The Washington Times reports that Rep. Jim Sensenbrenner, author of the REAL ID Act, opposes legislation to close a loophole in that law that currently permits states to adopt the Spitzer plan of separate licenses for illegal aliens. (The law’s minimum standards for driver’s licenses are required only for documents to be accepted for federal-mandated purposes, like boarding an airplane). He says:
I do not believe it is constitutional for the federal government to tell the states who they can issue driver’s licenses to and who they can’t issue driver’s licenses to.
Of course, any effort to change the current arrangement would not so much ban giving licenses to illegals as deny highway funding to those states that do so. The feds do this all the time, usually for matters that really are no business of the federal government. For instance, in 1984 Congress passed the National Minimum Drinking-Age Act, tying highway funds to the state drinking age.

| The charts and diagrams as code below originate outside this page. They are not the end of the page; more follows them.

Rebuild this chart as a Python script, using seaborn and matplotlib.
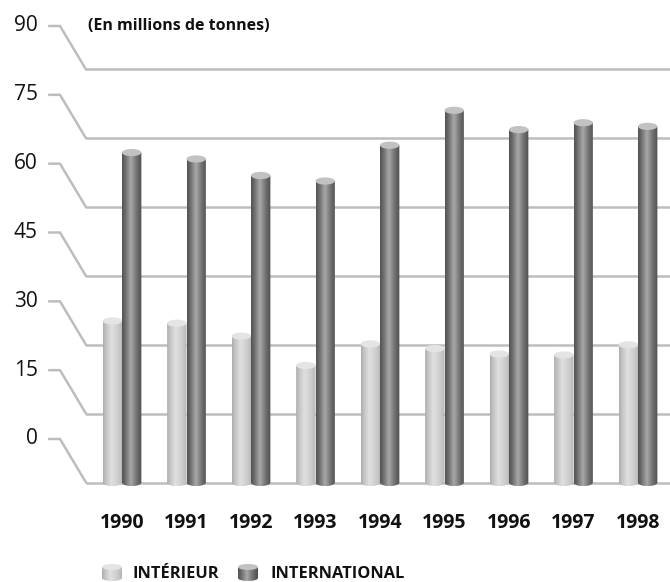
import numpy as np
import pandas as pd
import matplotlib
matplotlib.use("Agg")
import matplotlib.pyplot as plt
import seaborn as sns
from matplotlib.path import Path
from matplotlib.patches import PathPatch, Ellipse

# Freight volumes, millions of tonnes
years = ["1990", "1991", "1992", "1993", "1994", "1995", "1996", "1997", "1998"]
interieur = [35.2, 34.7, 31.9, 25.5, 30.2, 29.2, 28.0, 27.8, 30.0]
international = [71.9, 70.5, 66.9, 65.7, 73.5, 81.1, 76.9, 78.4, 77.6]
series = ["INTÉRIEUR", "INTERNATIONAL"]
ticks = [0, 15, 30, 45, 60, 75, 90]
unit_note = "(En millions de tonnes)"

sns.set_theme(style="white")
plt.rcParams["font.family"] = ["Open Sans", "DejaVu Sans"]

W, H = 670, 582
fig = plt.figure(figsize=(W / 100, H / 100), dpi=100)

# plot area in pixels (x from the left, y from the top)
px_left, px_right = 86, 670
zero_px, px_per_unit = 482.5, 4.589
ylo, yhi = -6, 92
top_px = zero_px - yhi * px_per_unit
bot_px = zero_px - ylo * px_per_unit
ax = fig.add_axes([px_left / W, (H - bot_px) / H,
                   (px_right - px_left) / W, (bot_px - top_px) / H])

grid_color = "#bdbdbd"
light_base, dark_base = "#cfcfcf", "#7a7a7a"

# shading profiles across a cylinder (position, grey level)
light_shade = ([0, 0.12, 0.42, 0.78, 1], [172, 192, 224, 204, 182])
dark_shade = ([0, 0.18, 0.45, 0.75, 1], [82, 112, 168, 112, 78])
light_cap, dark_cap = "#e4e4e4", "#c2c2c2"


def shade_row(profile, n=64):
    pos, lev = profile
    g = np.interp(np.linspace(0, 1, n), pos, lev) / 255.0
    return np.dstack([g, g, g])


def cylinder(axis, x0, w, ybase, ytop, profile, cap, ce, z):
    x1 = x0 + w
    xc = x0 + w / 2
    t = np.linspace(np.pi, 2 * np.pi, 40)
    verts = ([(x0, ytop), (x0, ybase)]
             + list(zip(xc + w / 2 * np.cos(t), ybase + ce * np.sin(t)))
             + [(x1, ytop), (x0, ytop)])
    codes = [Path.MOVETO] + [Path.LINETO] * (len(verts) - 2) + [Path.CLOSEPOLY]
    clip = PathPatch(Path(verts, codes), transform=axis.transData,
                     facecolor="none", edgecolor="none")
    axis.add_patch(clip)
    im = axis.imshow(shade_row(profile), extent=(x0, x1, ybase - ce, ytop),
                     aspect="auto", interpolation="bilinear", zorder=z)
    im.set_clip_path(clip)
    axis.add_patch(Ellipse((xc, ytop), w, 2 * ce, facecolor=cap,
                           edgecolor="none", zorder=z + 0.01))


df = pd.DataFrame({
    "annee": years * 2,
    "valeur": interieur + international,
    "serie": [series[0]] * len(years) + [series[1]] * len(years),
})

# value gridlines
for v in ticks:
    ax.axhline(v, color=grid_color, lw=1.8, zorder=0)

sns.barplot(data=df, x="annee", y="valeur", hue="serie",
            palette=[light_base, dark_base], width=0.6, gap=0,
            errorbar=None, legend=False, ax=ax, zorder=2, linewidth=0)

bars = list(ax.patches)
cap_half = 3.6 / px_per_unit
for p in bars:
    is_dark = np.allclose(p.get_facecolor()[:3], matplotlib.colors.to_rgb(dark_base), atol=0.02)
    p.set_facecolor("none")
    prof = dark_shade if is_dark else light_shade
    cap = dark_cap if is_dark else light_cap
    z = 3 if is_dark else 2.5
    cylinder(ax, p.get_x(), p.get_width(), 0, p.get_height(), prof, cap, cap_half, z)

ax.set_xlim((px_left - 122) / 64.5, (px_right - 122) / 64.5)
ax.set_ylim(ylo, yhi)
ax.set_yticks([])
ax.set_xticks(range(len(years)))
ax.set_xticklabels(years, fontweight="bold", fontsize=14, color="#111111")
ax.tick_params(axis="x", length=0, pad=2)
ax.set_xlabel("")
ax.set_ylabel("")
for s in ax.spines.values():
    s.set_visible(False)
ax.set_facecolor("none")

# overlay in pixel units for the slanted axis and the legend
ov = fig.add_axes([0, 0, 1, 1])
ov.set_xlim(0, W)
ov.set_ylim(0, H)
ov.axis("off")
ov.patch.set_alpha(0)

fig.canvas.draw()
for v in ticks:
    gy = ax.transData.transform((0, v))[1]
    ov.plot([49, 60, px_left], [gy + 43.5, gy + 43.5, gy], color=grid_color,
            lw=1.8, solid_joinstyle="miter", zorder=1)
    ov.text(38, gy + 43.5, str(v), ha="right", va="center", fontsize=15,
            color="#111111")

ov.text(88, H - 26, unit_note, ha="left", va="center", fontsize=11.5,
        fontweight="bold", color="#111111")

# legend
cylinder(ov, 102, 20, H - 578, H - 567, light_shade, light_cap, 3, 2)
ov.text(133, H - 574, series[0], ha="left", va="center", fontsize=11.8,
        fontweight="bold", color="#111111")
cylinder(ov, 238, 20, H - 578, H - 567, dark_shade, dark_cap, 3, 2)
ov.text(271, H - 574, series[1], ha="left", va="center", fontsize=11.8,
        fontweight="bold", color="#111111")
ov.set_xlim(0, W)
ov.set_ylim(0, H)

fig.savefig("out.png", dpi=100)
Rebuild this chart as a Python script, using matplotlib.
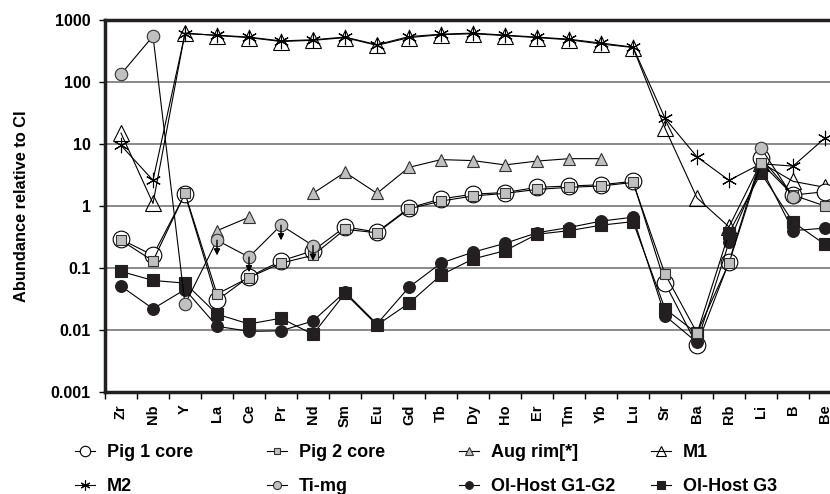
import numpy as np
import matplotlib
matplotlib.use('Agg')
import matplotlib.pyplot as plt
from matplotlib.lines import Line2D

plt.rcParams['font.family'] = ['Liberation Sans', 'DejaVu Sans']
plt.rcParams['font.weight'] = 'bold'

nan = np.nan

elementos = ['Zr', 'Nb', 'Y', 'La', 'Ce', 'Pr', 'Nd', 'Sm', 'Eu', 'Gd', 'Tb', 'Dy',
             'Ho', 'Er', 'Tm', 'Yb', 'Lu', 'Sr', 'Ba', 'Rb', 'Li', 'B', 'Be']

pig1_core = [0.29, 0.16, 1.55, 0.030, 0.072, 0.13, 0.19, 0.46, 0.38, 0.93, 1.3, 1.55,
             1.65, 2.0, 2.1, 2.2, 2.5, 0.057, 0.0057, 0.125, 5.9, 1.5, 1.7]
pig2_core = [0.28, 0.13, 1.6, 0.038, 0.07, 0.12, 0.16, 0.42, 0.37, 0.9, 1.2, 1.45,
             1.6, 1.85, 2.0, 2.1, 2.4, 0.08, 0.009, 0.12, 5.0, 1.5, 1.0]
aug_rim = [nan, nan, nan, 0.4, 0.66, nan, 1.6, 3.5, 1.6, 4.2, 5.6, 5.4,
           4.6, 5.3, 5.8, 5.8, nan, nan, nan, nan, nan, nan, nan]
m1 = [15, 1.1, 620, 560, 520, 450, 470, 520, 390, 520, 580, 600,
      560, 520, 480, 410, 360, 18, 1.35, 0.46, 5.0, 2.5, 2.0]
m2 = [9.5, 2.6, 600, 570, 530, 460, 480, 530, 400, 540, 590, 615,
      570, 530, 490, 425, 365, 26, 6.2, 2.6, 4.8, 4.4, 12.5]
ti_mg = [134, 550, 0.026, 0.28, 0.15, 0.49, 0.23, nan, nan, nan, nan, nan,
         nan, nan, nan, nan, nan, nan, nan, nan, 8.6, 1.4, nan]
ol_g1g2 = [0.051, 0.022, 0.045, 0.0115, 0.0095, 0.0097, 0.014, 0.041, 0.0125, 0.049, 0.12, 0.18,
           0.25, 0.37, 0.45, 0.57, 0.66, 0.017, 0.0063, 0.26, 4.2, 0.40, 0.44]
ol_g3 = [0.088, 0.063, 0.057, 0.018, 0.0125, 0.0155, 0.0085, 0.039, 0.012, 0.027, 0.077, 0.14,
         0.19, 0.35, 0.40, 0.49, 0.56, 0.022, 0.0088, 0.37, 3.4, 0.55, 0.24]

# limites superiores de Ti-mg (flechas hacia abajo)
flechas_ti = ['La', 'Ce', 'Pr', 'Nd']

fig = plt.figure(figsize=(8.3, 4.94), dpi=100)
ax = fig.add_axes([105 / 830, 1 - 392 / 494, 736 / 830, 372 / 494])

x = np.arange(len(elementos))

series = [
    ('Pig 1 core', pig1_core, dict(marker='o', ms=12, mfc='white', mec='black', mew=0.8)),
    ('Pig 2 core', pig2_core, dict(marker='s', ms=7.5, mfc='#c0c0c0', mec='#333333', mew=0.8)),
    ('Aug rim[*]', aug_rim, dict(marker='^', ms=8.5, mfc='#c0c0c0', mec='#333333', mew=0.8)),
    ('M1', m1, dict(marker='^', ms=11, mfc='none', mec='black', mew=0.8)),
    ('M2', m2, dict(marker=(6, 2, 0), ms=11, mfc='none', mec='black', mew=0.8)),
    ('Ti-mg', ti_mg, dict(marker='o', ms=9, mfc='#c0c0c0', mec='#333333', mew=0.8)),
    ('Ol-Host G1-G2', ol_g1g2, dict(marker='o', ms=8.5, mfc='#231f20', mec='#231f20', mew=0.8)),
    ('Ol-Host G3', ol_g3, dict(marker='s', ms=8.5, mfc='#231f20', mec='#231f20', mew=0.8)),
]

orden = {'Pig 1 core': 3, 'Pig 2 core': 4, 'Aug rim[*]': 2, 'M1': 2, 'M2': 2,
         'Ti-mg': 4, 'Ol-Host G1-G2': 3, 'Ol-Host G3': 3}

for nombre, valores, estilo in series:
    y = np.array(valores, dtype=float)
    ax.plot(x, y, color='black', lw=0.8, zorder=orden[nombre], **estilo)

for el in flechas_ti:
    i = elementos.index(el)
    v = ti_mg[i]
    ax.annotate('', xy=(i, v * 0.57), xytext=(i, v),
                arrowprops=dict(arrowstyle='-|>', color='black', lw=1.0,
                                mutation_scale=9, shrinkA=0, shrinkB=0), zorder=6)

ax.set_yscale('log')
ax.set_ylim(0.001, 1000)
ax.set_xlim(-0.5, len(elementos) - 0.5)
ax.set_yticks([0.001, 0.01, 0.1, 1, 10, 100, 1000])
ax.set_yticklabels(['0.001', '0.01', '0.1', '1', '10', '100', '1000'],
                   fontsize=11.5, fontweight='bold')
ax.minorticks_off()
ax.yaxis.grid(True, color='#808080', lw=1.3)
ax.set_axisbelow(True)
ax.tick_params(axis='y', direction='out', length=4.3, width=1, pad=6)

ax.set_xticks(x)
ax.set_xticklabels(elementos, rotation=90, fontsize=10.5, fontweight='bold')
ax.tick_params(axis='x', which='major', length=0, pad=9)
ax.set_xticks(np.arange(len(elementos) + 1) - 0.5, minor=True)
ax.tick_params(axis='x', which='minor', direction='out', length=5, width=1)

for lado in ['left', 'bottom', 'top', 'right']:
    ax.spines[lado].set_linewidth(2.5)
    ax.spines[lado].set_color('#231f20')

ax.set_ylabel('Abundance relative to CI', fontsize=11.8, fontweight='bold')
ax.yaxis.set_label_coords(29 / 830, 1 - 206 / 494, transform=fig.transFigure)

# leyenda debajo: 4 columnas de igual ancho, orden por filas
handles = []
for nombre, valores, estilo in series:
    e = dict(estilo)
    e['ms'] = min(e['ms'] * 0.65, 7.5)
    handles.append(Line2D([], [], color='black', lw=0.8, **e))
nombres = [s[0] for s in series]
for col in range(4):
    idx = [col, col + 4]
    fig.legend([handles[i] for i in idx], [nombres[i] for i in idx],
               loc='upper left', bbox_to_anchor=((75 + 192 * col) / 830, 1 - 444 / 494),
               frameon=False, prop={'weight': 'bold', 'size': 13},
               handlelength=1.1, handletextpad=0.65, borderpad=0, borderaxespad=0,
               labelspacing=0.95)

fig.savefig('out.png', dpi=100)
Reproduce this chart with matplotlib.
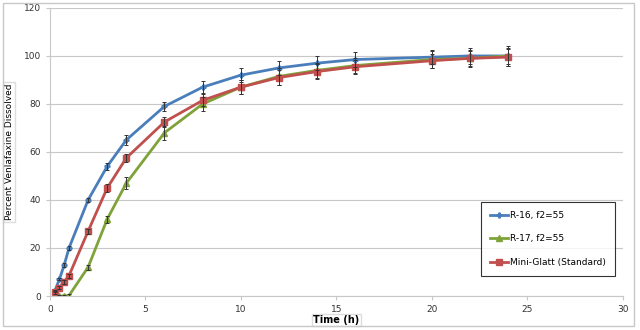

Personally, I think that was a stupid idea, but Jim Sensenbrenner didn’t object to it — a journal article on the bill (not online) reports that the House, where Sensenbrenner was in his third term, adopted the measure by voice vote as an amendment to a transportation bill. Why was it OK then to tell states they were not to let 18-year-olds have a beer but it’s “unconstitutional” now to prevent states from giving a de facto amnesty to illegal aliens?